* _Objective_: Check each line of the listing for the word "this" and report how many lines contain it, giving nothing but the number.

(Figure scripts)

>> BEGIN

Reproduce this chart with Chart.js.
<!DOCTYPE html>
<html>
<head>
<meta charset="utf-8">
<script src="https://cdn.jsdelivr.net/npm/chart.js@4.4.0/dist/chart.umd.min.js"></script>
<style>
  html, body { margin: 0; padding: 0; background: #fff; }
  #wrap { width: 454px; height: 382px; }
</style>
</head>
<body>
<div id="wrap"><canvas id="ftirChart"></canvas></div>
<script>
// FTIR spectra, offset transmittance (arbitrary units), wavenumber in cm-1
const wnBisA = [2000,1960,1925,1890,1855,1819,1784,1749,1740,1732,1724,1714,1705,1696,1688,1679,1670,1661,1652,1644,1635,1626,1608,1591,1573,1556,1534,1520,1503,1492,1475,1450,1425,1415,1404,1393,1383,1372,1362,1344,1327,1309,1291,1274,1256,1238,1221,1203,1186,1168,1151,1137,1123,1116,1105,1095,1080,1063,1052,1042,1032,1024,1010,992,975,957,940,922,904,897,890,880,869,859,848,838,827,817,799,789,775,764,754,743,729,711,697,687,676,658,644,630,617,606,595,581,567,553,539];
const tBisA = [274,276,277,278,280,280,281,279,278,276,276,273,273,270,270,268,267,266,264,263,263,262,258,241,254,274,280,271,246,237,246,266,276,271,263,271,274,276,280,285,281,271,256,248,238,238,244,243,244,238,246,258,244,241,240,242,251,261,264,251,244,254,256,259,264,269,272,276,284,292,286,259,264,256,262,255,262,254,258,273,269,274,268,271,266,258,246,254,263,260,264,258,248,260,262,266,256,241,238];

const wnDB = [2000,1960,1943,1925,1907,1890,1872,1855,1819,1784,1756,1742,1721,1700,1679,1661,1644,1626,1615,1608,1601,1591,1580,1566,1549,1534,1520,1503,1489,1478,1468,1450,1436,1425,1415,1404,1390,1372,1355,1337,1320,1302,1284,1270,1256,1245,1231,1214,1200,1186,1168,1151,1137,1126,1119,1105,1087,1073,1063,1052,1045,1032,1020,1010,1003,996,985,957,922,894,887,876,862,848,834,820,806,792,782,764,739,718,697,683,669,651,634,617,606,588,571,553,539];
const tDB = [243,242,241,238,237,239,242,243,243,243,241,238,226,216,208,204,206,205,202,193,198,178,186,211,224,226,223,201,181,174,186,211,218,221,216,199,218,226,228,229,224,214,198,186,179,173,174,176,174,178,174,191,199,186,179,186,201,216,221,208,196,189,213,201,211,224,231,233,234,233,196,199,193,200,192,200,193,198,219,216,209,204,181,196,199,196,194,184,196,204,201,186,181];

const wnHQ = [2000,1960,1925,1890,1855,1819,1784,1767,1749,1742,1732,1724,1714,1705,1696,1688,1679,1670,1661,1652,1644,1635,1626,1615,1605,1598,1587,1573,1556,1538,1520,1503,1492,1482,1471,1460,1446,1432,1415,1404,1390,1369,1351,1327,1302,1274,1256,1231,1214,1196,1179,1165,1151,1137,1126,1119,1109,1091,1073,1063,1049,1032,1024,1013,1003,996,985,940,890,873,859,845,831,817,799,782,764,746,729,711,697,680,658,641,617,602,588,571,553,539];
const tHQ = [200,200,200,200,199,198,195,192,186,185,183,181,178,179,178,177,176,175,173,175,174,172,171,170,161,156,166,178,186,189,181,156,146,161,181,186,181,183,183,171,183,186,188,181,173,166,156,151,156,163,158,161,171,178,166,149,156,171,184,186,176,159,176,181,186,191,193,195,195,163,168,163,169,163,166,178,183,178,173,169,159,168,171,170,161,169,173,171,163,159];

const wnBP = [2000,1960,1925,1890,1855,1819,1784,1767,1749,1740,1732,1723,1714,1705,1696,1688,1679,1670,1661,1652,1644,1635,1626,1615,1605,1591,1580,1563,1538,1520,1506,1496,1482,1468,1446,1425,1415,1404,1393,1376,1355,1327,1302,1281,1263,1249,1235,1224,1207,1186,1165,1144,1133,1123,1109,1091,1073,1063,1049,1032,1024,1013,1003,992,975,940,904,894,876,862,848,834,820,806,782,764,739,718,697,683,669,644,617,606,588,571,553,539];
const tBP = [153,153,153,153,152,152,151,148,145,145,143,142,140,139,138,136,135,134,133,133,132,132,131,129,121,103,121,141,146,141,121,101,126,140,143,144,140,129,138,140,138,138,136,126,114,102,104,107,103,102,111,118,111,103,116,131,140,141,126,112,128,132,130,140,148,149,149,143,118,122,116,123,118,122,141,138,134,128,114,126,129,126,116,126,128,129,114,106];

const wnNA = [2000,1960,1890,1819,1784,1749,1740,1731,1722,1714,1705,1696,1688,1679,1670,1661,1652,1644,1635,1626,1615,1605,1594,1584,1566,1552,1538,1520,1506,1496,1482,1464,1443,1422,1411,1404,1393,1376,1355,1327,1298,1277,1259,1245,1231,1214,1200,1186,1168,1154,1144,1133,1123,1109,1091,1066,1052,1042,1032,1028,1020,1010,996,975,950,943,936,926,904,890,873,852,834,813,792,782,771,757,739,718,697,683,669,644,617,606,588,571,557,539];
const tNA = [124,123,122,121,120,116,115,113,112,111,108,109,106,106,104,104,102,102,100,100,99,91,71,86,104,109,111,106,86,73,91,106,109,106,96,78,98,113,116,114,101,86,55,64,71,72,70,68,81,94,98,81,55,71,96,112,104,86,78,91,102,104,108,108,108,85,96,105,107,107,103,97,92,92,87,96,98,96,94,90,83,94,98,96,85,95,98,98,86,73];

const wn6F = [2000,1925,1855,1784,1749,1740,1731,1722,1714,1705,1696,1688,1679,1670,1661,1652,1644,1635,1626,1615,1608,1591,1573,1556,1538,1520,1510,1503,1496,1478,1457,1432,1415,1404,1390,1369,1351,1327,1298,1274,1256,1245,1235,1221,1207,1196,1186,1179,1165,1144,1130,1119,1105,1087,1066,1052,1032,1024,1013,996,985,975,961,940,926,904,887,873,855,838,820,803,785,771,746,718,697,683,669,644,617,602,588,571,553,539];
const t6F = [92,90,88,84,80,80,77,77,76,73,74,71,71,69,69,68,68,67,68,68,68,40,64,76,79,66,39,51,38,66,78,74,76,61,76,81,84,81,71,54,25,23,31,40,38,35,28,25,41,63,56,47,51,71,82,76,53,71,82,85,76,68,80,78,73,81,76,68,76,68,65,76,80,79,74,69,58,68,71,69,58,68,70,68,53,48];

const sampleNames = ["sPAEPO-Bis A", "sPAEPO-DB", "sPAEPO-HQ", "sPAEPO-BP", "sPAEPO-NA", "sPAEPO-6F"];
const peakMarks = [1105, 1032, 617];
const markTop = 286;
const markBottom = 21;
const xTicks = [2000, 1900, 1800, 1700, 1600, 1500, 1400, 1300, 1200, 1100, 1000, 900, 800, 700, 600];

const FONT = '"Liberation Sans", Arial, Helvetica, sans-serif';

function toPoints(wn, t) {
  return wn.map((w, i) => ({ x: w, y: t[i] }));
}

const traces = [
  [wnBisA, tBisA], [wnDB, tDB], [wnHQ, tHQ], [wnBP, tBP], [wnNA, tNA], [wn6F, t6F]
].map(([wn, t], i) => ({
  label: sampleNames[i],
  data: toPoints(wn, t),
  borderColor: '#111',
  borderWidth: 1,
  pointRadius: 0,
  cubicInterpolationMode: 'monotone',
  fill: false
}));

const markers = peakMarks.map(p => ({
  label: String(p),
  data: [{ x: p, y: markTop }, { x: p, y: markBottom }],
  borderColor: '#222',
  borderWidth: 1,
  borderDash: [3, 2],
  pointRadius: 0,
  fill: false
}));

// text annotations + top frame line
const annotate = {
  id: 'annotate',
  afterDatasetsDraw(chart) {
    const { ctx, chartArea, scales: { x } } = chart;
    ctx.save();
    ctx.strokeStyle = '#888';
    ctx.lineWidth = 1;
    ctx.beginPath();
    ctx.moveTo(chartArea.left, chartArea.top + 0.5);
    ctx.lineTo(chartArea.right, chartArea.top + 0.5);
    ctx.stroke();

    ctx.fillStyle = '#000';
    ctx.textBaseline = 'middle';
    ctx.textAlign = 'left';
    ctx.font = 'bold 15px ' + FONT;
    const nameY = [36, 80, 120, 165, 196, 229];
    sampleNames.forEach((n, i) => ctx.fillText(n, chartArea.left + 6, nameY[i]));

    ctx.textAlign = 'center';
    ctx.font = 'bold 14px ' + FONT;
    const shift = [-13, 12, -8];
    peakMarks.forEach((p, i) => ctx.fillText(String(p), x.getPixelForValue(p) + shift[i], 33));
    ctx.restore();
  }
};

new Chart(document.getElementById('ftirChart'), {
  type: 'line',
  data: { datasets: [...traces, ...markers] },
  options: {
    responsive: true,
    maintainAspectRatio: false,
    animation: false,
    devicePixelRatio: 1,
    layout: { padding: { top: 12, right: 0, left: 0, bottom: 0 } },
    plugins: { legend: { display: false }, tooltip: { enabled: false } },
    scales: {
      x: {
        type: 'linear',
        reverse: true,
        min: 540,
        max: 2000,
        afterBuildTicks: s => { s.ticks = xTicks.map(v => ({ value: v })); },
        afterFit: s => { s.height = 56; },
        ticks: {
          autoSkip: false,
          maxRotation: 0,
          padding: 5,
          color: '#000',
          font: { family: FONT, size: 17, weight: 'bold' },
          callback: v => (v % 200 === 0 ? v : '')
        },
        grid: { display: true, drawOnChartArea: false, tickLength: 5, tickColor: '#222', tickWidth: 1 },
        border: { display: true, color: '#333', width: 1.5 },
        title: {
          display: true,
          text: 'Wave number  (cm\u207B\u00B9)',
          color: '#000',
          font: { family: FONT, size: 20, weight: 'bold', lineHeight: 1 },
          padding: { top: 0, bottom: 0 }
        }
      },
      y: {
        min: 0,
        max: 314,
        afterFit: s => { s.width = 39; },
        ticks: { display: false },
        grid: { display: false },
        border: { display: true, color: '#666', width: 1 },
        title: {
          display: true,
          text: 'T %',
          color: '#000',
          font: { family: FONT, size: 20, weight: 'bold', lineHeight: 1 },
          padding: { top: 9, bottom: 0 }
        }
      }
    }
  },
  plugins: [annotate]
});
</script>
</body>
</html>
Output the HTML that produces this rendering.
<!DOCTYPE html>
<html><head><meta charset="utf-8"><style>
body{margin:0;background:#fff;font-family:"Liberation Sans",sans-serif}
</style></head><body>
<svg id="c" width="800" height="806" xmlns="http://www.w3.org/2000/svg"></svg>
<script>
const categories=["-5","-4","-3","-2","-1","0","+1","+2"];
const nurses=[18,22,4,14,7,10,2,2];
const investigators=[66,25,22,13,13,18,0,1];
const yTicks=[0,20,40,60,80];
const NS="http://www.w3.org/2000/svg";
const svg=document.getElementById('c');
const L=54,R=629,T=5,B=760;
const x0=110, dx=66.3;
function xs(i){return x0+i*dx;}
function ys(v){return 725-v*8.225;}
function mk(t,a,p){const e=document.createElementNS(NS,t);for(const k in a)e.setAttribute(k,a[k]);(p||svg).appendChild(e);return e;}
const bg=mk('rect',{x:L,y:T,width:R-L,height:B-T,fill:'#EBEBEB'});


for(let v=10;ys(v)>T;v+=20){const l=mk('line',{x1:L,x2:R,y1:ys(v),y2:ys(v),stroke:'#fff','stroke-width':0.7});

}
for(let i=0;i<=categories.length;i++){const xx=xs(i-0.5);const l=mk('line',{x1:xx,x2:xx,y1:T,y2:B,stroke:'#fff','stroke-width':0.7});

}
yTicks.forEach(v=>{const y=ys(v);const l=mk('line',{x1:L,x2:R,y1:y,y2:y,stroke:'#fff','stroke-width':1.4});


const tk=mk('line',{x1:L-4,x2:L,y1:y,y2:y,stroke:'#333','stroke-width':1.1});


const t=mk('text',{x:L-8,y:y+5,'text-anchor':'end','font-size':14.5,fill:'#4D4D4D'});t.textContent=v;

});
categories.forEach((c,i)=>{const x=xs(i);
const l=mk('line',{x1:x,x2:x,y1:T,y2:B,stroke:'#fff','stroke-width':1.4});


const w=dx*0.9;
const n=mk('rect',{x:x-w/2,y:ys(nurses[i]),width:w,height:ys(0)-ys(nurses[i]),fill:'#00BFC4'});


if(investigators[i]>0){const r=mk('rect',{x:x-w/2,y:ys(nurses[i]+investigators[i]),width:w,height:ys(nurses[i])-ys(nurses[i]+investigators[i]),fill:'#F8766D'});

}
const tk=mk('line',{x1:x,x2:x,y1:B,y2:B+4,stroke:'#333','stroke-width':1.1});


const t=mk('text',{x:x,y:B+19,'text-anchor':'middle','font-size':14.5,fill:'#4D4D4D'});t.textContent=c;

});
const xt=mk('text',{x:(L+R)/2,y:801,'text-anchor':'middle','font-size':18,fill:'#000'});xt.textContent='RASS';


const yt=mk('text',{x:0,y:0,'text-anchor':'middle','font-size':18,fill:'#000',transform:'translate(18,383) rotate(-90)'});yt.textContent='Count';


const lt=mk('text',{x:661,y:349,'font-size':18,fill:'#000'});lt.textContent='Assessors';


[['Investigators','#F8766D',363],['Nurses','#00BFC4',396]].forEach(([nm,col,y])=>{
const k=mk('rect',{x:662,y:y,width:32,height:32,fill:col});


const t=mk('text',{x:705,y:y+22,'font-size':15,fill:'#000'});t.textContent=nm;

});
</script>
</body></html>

>> END

* _Task result_: 2